The Fed stipulates that everything is sort of controlled by the path of the virus and that it’s impossible to give a specific timeline for how long these economic impacts might continue. The Committee chose to leave short-term interest rates in a range between 0% – 0.25%. While there’s not a 1:1 relationship between these short-term rates and the longer-term ones for things like mortgages, it’s fair to say they tend to move in the same direction.
The Committee will continue to monitor the implications of incoming information for the economic outlook, including information related to public health, as well as global developments and muted inflation pressures, and will use its tools and act as appropriate to support the economy. In determining the timing and size of future adjustments to the stance of monetary policy, the Committee will assess realized and expected economic conditions relative to its maximum employment objective and its symmetric 2 percent inflation objective. This assessment will take into account a wide range of information, including measures of labor market conditions, indicators of inflation pressures and inflation expectations, and readings on financial and international developments.

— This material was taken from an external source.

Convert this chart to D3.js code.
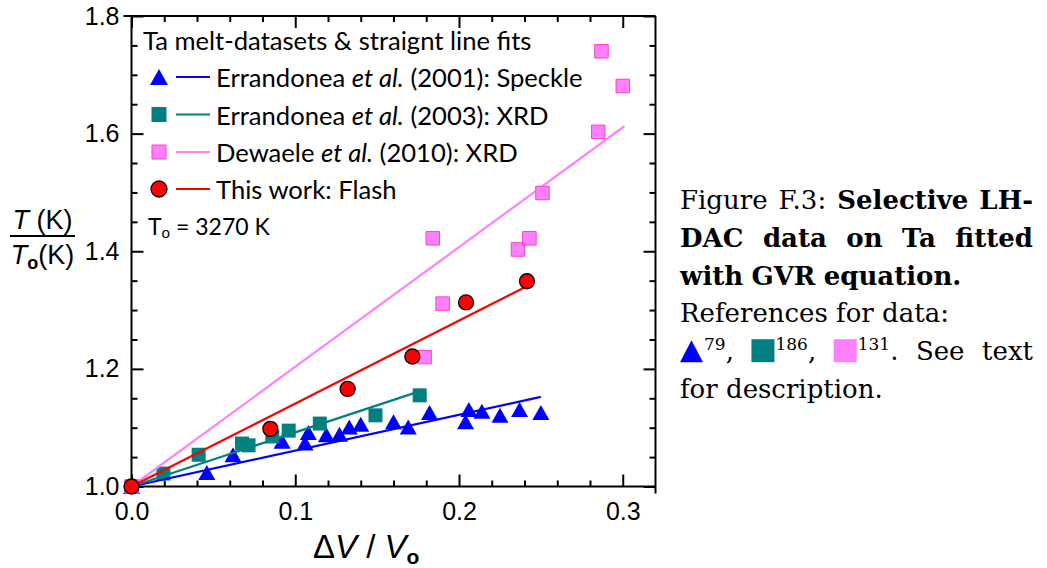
<!DOCTYPE html>
<html>
<head>
<meta charset="utf-8">
<script src="https://cdn.jsdelivr.net/npm/d3@7"></script>
<style>
  body { margin: 0; background: #fff; }
  svg { display: block; }
</style>
</head>
<body>
<svg id="fig" width="1047" height="568"></svg>
<script>
// ---- Ta melting data: reduced temperature T/T0 versus relative volume change ΔV/V0 ----
const speckleX = [0, 0.046, 0.062, 0.092, 0.106, 0.108, 0.119, 0.127, 0.133, 0.140, 0.160, 0.169, 0.182, 0.204, 0.206, 0.214, 0.225, 0.237, 0.250];
const speckleY = [1.000, 1.024, 1.054, 1.077, 1.074, 1.092, 1.088, 1.089, 1.101, 1.106, 1.110, 1.101, 1.126, 1.110, 1.131, 1.128, 1.121, 1.131, 1.126];

const xrd2003X = [0, 0.0195, 0.041, 0.0675, 0.0715, 0.086, 0.096, 0.115, 0.149, 0.176];
const xrd2003Y = [1.000, 1.022, 1.054, 1.073, 1.070, 1.085, 1.095, 1.107, 1.121, 1.155];

const dewaeleX = [0, 0.179, 0.190, 0.184, 0.236, 0.243, 0.251, 0.285, 0.287, 0.300];
const dewaeleY = [1.000, 1.220, 1.311, 1.422, 1.403, 1.422, 1.499, 1.603, 1.740, 1.681];

const flashX = [0, 0.0848, 0.132, 0.1715, 0.2043, 0.2415];
const flashY = [1.000, 1.098, 1.166, 1.221, 1.313, 1.349];

// straight-line fits through (0, 1): slope and end of each fitted line
const fitSlope = [0.61, 0.92, 2.035, 1.41];
const fitXEnd  = [0.250, 0.173, 0.301, 0.2415];

const seriesColor = ["#0000ff", "#008080", "#ff80ff", "#ff0000"];

const xTicks = [0, 0.1, 0.2, 0.3];
const xTickLabels = ["0.0", "0.1", "0.2", "0.3"];
const yTicks = [1.0, 1.2, 1.4, 1.6, 1.8];
const yTickLabels = ["1.0", "1.2", "1.4", "1.6", "1.8"];

const legendTitle = "Ta melt-datasets & straignt line fits";
const legendEntries = [
  { pre: "Errandonea ", it: "et al.", post: " (2001): Speckle" },
  { pre: "Errandonea ", it: "et al.", post: " (2003): XRD" },
  { pre: "Dewaele ",    it: "et al.", post: " (2010): XRD" },
  { pre: "This work: Flash", it: "", post: "" }
];

// ---- scales ----
const svg = d3.select("#fig");
const x = d3.scaleLinear().domain([0, 0.32]).range([131.5, 655.5]);
const y = d3.scaleLinear().domain([1.0, 1.8]).range([486.5, 16]);

const SANS = "'Liberation Sans', Arial, sans-serif";
const LEG = "Lato, 'Open Sans', sans-serif";
const SERIF = "'DejaVu Serif', serif";

// ---- axes ----
const xMinor = d3.range(1, 16).map(i => i * 0.02).filter(v => Math.abs(v * 10 - Math.round(v * 10)) > 1e-6);
const yMinor = d3.range(1, 16).map(i => 1 + i * 0.05).filter(v => Math.abs(v * 5 - Math.round(v * 5)) > 1e-6);

function styleAxis(g) {
  g.select(".domain").remove();
  g.selectAll(".tick line").attr("stroke", "#000").attr("stroke-width", 2);
  g.selectAll(".tick text").attr("font-family", SANS).attr("font-size", 25).attr("fill", "#000");
}

svg.append("g").attr("transform", `translate(0,${y(1.0)})`)
  .call(d3.axisBottom(x).tickValues(xTicks).tickSize(-12).tickSizeOuter(0).tickPadding(16)
    .tickFormat((d, i) => xTickLabels[i])).call(styleAxis);
svg.append("g").attr("transform", `translate(0,${y(1.0)})`)
  .call(d3.axisBottom(x).tickValues(xMinor).tickSize(-6).tickSizeOuter(0).tickFormat("")).call(styleAxis);
svg.append("g").attr("transform", `translate(0,${y(1.8)})`)
  .call(d3.axisTop(x).tickValues(xTicks).tickSize(-12).tickSizeOuter(0).tickFormat("")).call(styleAxis);
svg.append("g").attr("transform", `translate(0,${y(1.8)})`)
  .call(d3.axisTop(x).tickValues(xMinor).tickSize(-6).tickSizeOuter(0).tickFormat("")).call(styleAxis);

svg.append("g").attr("transform", `translate(${x(0)},0)`)
  .call(d3.axisLeft(y).tickValues(yTicks).tickSize(-12).tickSizeOuter(0).tickPadding(12)
    .tickFormat((d, i) => yTickLabels[i])).call(styleAxis);
svg.append("g").attr("transform", `translate(${x(0)},0)`)
  .call(d3.axisLeft(y).tickValues(yMinor).tickSize(-6).tickSizeOuter(0).tickFormat("")).call(styleAxis);
svg.append("g").attr("transform", `translate(${x(0.32)},0)`)
  .call(d3.axisRight(y).tickValues(yTicks).tickSize(-12).tickSizeOuter(0).tickFormat("")).call(styleAxis);
svg.append("g").attr("transform", `translate(${x(0.32)},0)`)
  .call(d3.axisRight(y).tickValues(yMinor).tickSize(-6).tickSizeOuter(0).tickFormat("")).call(styleAxis);

// frame
const frame = svg.append("g").attr("stroke", "#000").attr("stroke-width", 2).attr("fill", "none");
frame.append("line").attr("x1", x(0)).attr("x2", x(0)).attr("y1", y(1.8)).attr("y2", y(1.0));
frame.append("line").attr("x1", x(0)).attr("x2", x(0.32)).attr("y1", y(1.0)).attr("y2", y(1.0));
frame.append("line").attr("x1", x(0) - 8).attr("x2", x(0.32)).attr("y1", y(1.8)).attr("y2", y(1.8));
frame.append("line").attr("x1", x(0.32)).attr("x2", x(0.32)).attr("y1", y(1.8)).attr("y2", y(1.0) + 7);

// ---- marker shapes ----
const triPath = (w, h) => `M0,${-h / 2}L${w / 2},${h / 2}L${-w / 2},${h / 2}Z`;
const sqPath = s => `M${-s / 2},${-s / 2}h${s}v${s}h${-s}Z`;

function fitLine(i) {
  const pts = [0, fitXEnd[i]].map(v => [x(v), y(1 + fitSlope[i] * v)]);
  svg.append("path").attr("d", d3.line()(pts))
    .attr("stroke", seriesColor[i]).attr("stroke-width", 2.2).attr("fill", "none");
}
const zip = (xs, ys) => xs.map((v, k) => [v, ys[k]]);

const plot = svg.append("g");
// Errandonea 2001 (speckle): triangles
plot.append("g").selectAll("path").data(zip(speckleX, speckleY)).join("path")
  .attr("transform", d => `translate(${x(d[0])},${y(d[1])})`)
  .attr("d", triPath(17, 15)).attr("fill", seriesColor[0]);
fitLine(0);
// Errandonea 2003 (XRD): teal squares
fitLine(1);
plot.append("g").selectAll("path").data(zip(xrd2003X, xrd2003Y)).join("path")
  .attr("transform", d => `translate(${x(d[0])},${y(d[1])})`)
  .attr("d", sqPath(14)).attr("fill", seriesColor[1]);
// Dewaele 2010 (XRD): pink squares
fitLine(2);
svg.append("g").selectAll("path").data(zip(dewaeleX, dewaeleY)).join("path")
  .attr("transform", d => `translate(${x(d[0])},${y(d[1])})`)
  .attr("d", sqPath(13.5)).attr("fill", seriesColor[2]).attr("stroke", "#ff40c0").attr("stroke-width", 1);
// this work: flash, red circles
fitLine(3);
svg.append("g").selectAll("circle").data(zip(flashX, flashY)).join("circle")
  .attr("cx", d => x(d[0])).attr("cy", d => y(d[1])).attr("r", 7.5)
  .attr("fill", seriesColor[3]).attr("stroke", "#000").attr("stroke-width", 1.3);

// ---- legend ----
const leg = svg.append("g").attr("font-family", LEG).attr("font-size", 25.6).attr("fill", "#000");
leg.append("text").attr("x", 143).attr("y", 50).text(legendTitle);
const rowY = [77, 114.5, 152, 189];
const legendMarkers = [
  g => g.append("path").attr("d", triPath(18, 16)).attr("fill", seriesColor[0]),
  g => g.append("path").attr("d", sqPath(15)).attr("fill", seriesColor[1]),
  g => g.append("path").attr("d", sqPath(14)).attr("fill", seriesColor[2]).attr("stroke", "#ff40c0"),
  g => g.append("circle").attr("r", 8).attr("fill", seriesColor[3]).attr("stroke", "#000").attr("stroke-width", 1.3)
];
legendEntries.forEach((e, i) => {
  const g = leg.append("g").attr("transform", `translate(0,${rowY[i]})`);
  legendMarkers[i](g.append("g").attr("transform", "translate(159,0)"));
  g.append("line").attr("x1", 176).attr("x2", 210).attr("stroke", seriesColor[i]).attr("stroke-width", 2.2);
  const t = g.append("text").attr("x", 216).attr("y", 10);
  t.append("tspan").text(e.pre);
  if (e.it) t.append("tspan").attr("font-style", "italic").text(e.it);
  if (e.post) t.append("tspan").text(e.post);
});
const t0 = leg.append("text").attr("x", 148).attr("y", 235).attr("font-size", 23);
t0.append("tspan").text("T");
t0.append("tspan").attr("font-size", 15).attr("dy", 3).text("o");
t0.append("tspan").attr("dy", -3).text(" = 3270 K");

// ---- axis titles ----
const yl = svg.append("g").attr("font-family", SANS).attr("font-size", 27).attr("fill", "#000");
const num = yl.append("text").attr("x", 42.5).attr("y", 229).attr("text-anchor", "middle");
num.append("tspan").attr("font-style", "italic").text("T");
num.append("tspan").text(" (K)");
yl.append("line").attr("x1", 10).attr("x2", 75).attr("y1", 236).attr("y2", 236).attr("stroke", "#000").attr("stroke-width", 2);
const den = yl.append("text").attr("x", 42.5).attr("y", 264).attr("text-anchor", "middle");
den.append("tspan").attr("font-style", "italic").text("T");
den.append("tspan").attr("font-size", 18).attr("font-weight", "bold").attr("dy", 5).text("o");
den.append("tspan").attr("dy", -5).text("(K)");

const xl = svg.append("text").attr("x", 313).attr("y", 558).attr("font-family", SANS).attr("font-size", 33).attr("fill", "#000");
xl.append("tspan").text("\u0394");
xl.append("tspan").attr("font-style", "italic").text("V");
xl.append("tspan").text(" / ");
xl.append("tspan").attr("font-style", "italic").text("V");
xl.append("tspan").attr("font-size", 21).attr("font-weight", "bold").attr("dy", 6).text("o");

// ---- caption (justified block) ----
const cap = svg.append("g").attr("font-family", SERIF).attr("font-size", 26).attr("fill", "#000");
const capLeft = 680, capRight = 1033;
const capBase = [209, 246.8, 284.6, 322.4, 360.2, 398];
const W_ = (s, b) => [{ s, b }];
const capLines = [
  { justify: true,  words: [W_("Figure"), W_("F.3:"), W_("Selective", 1), W_("LH-", 1)] },
  { justify: true,  words: ["DAC", "data", "on", "Ta", "fitted"].map(s => W_(s, 1)) },
  { justify: false, words: ["with", "GVR", "equation."].map(s => W_(s, 1)) },
  { justify: false, words: ["References", "for", "data:"].map(s => W_(s)) },
  { justify: true,  words: [
      [{ sym: "tri", c: seriesColor[0] }, { s: "79", sup: 1 }, { s: "," }],
      [{ sym: "sq", c: seriesColor[1] }, { s: "186", sup: 1 }, { s: "," }],
      [{ sym: "sq", c: seriesColor[2] }, { s: "131", sup: 1 }, { s: "." }],
      W_("See"), W_("text")] },
  { justify: false, words: ["for", "description."].map(s => W_(s)) }
];
function drawPart(g, p, px, base) {
  if (p.sym) {
    const s = g.append("path").attr("fill", p.c);
    if (p.sym === "tri") s.attr("d", `M${px + 11.5},${base - 20}L${px + 23},${base + 2}L${px},${base + 2}Z`);
    else s.attr("d", `M${px},${base - 21}h23v23h-23Z`);
    return 24;
  }
  const t = g.append("text").attr("x", px).attr("y", p.sup ? base - 10 : base).text(p.s);
  if (p.b) t.attr("font-weight", "bold");
  if (p.sup) t.attr("font-size", 17);
  return t.node().getComputedTextLength();
}
const spaceW = (() => { const t = cap.append("text").text("a a"); const w3 = t.node().getComputedTextLength();
  t.text("aa"); const w2 = t.node().getComputedTextLength(); t.remove(); return w3 - w2; })();
capLines.forEach((ln, li) => {
  const base = capBase[li];
  const groups = ln.words.map(word => {
    const g = cap.append("g");
    let px = 0;
    word.forEach(p => { px += drawPart(g, p, px, base); });
    return { g, w: px };
  });
  const total = d3.sum(groups, d => d.w);
  let gap = ln.justify && groups.length > 1 ? (capRight - capLeft - total) / (groups.length - 1) : spaceW;
  gap = Math.max(gap, spaceW * 0.6);
  let cx = capLeft;
  groups.forEach(d => { d.g.attr("transform", `translate(${cx},0)`); cx += d.w + gap; });
});
</script>
</body>
</html>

To support the flow of credit to households and businesses, the Federal Reserve will continue to purchase Treasury securities and agency residential and commercial mortgage-backed securities in the amounts needed to support smooth market functioning, thereby fostering effective transmission of monetary policy to broader financial conditions. In addition, the Open Market Desk will continue to offer large-scale overnight and term repurchase agreement operations. The Committee will closely monitor market conditions and is prepared to adjust its plans as appropriate.
This paragraph is a lot to digest, so let’s break it down carefully. The Committee begins by outlining what it looks at when assessing the health of the economy. Most of this is pretty standard: labor market conditions, where inflation is as well as the direction it’s expected to take in the future, and developments in other global economies. What’s different is an emphasis on looking at health data and the trajectory of the virus. In a similar way to how the virus has affected the rest of us, this puts the Fed in somewhat uncharted territory.
The Committee also takes a second to outline the arsenal of tools it’s using to battle the economic fallout from the virus. Among those listed, it’s buying plenty of mortgage-backed securities. This is a particular boon if you like low mortgage rates. When a buyer like the Fed steps in to the market and buys large amounts of MBS, that means the yield on the security doesn’t have to be as high in order to attract a buyer, which has the effect of keeping rates low. The commentary on overnight lending and repurchase agreements is a little bit in the weeds, but it has the effect of making access to credit and lending easier by providing more liquidity in the market.
Voting for the monetary policy action were Jerome H. Powell, Chair; John C. Williams, Vice Chair; Michelle W. Bowman; Lael Brainard; Richard H. Clarida; Patrick Harker; Robert S. Kaplan; Neel Kashkari; Loretta J. Mester; and Randal K. Quarles.
The voting members of the FOMC all agreed on this policy direction.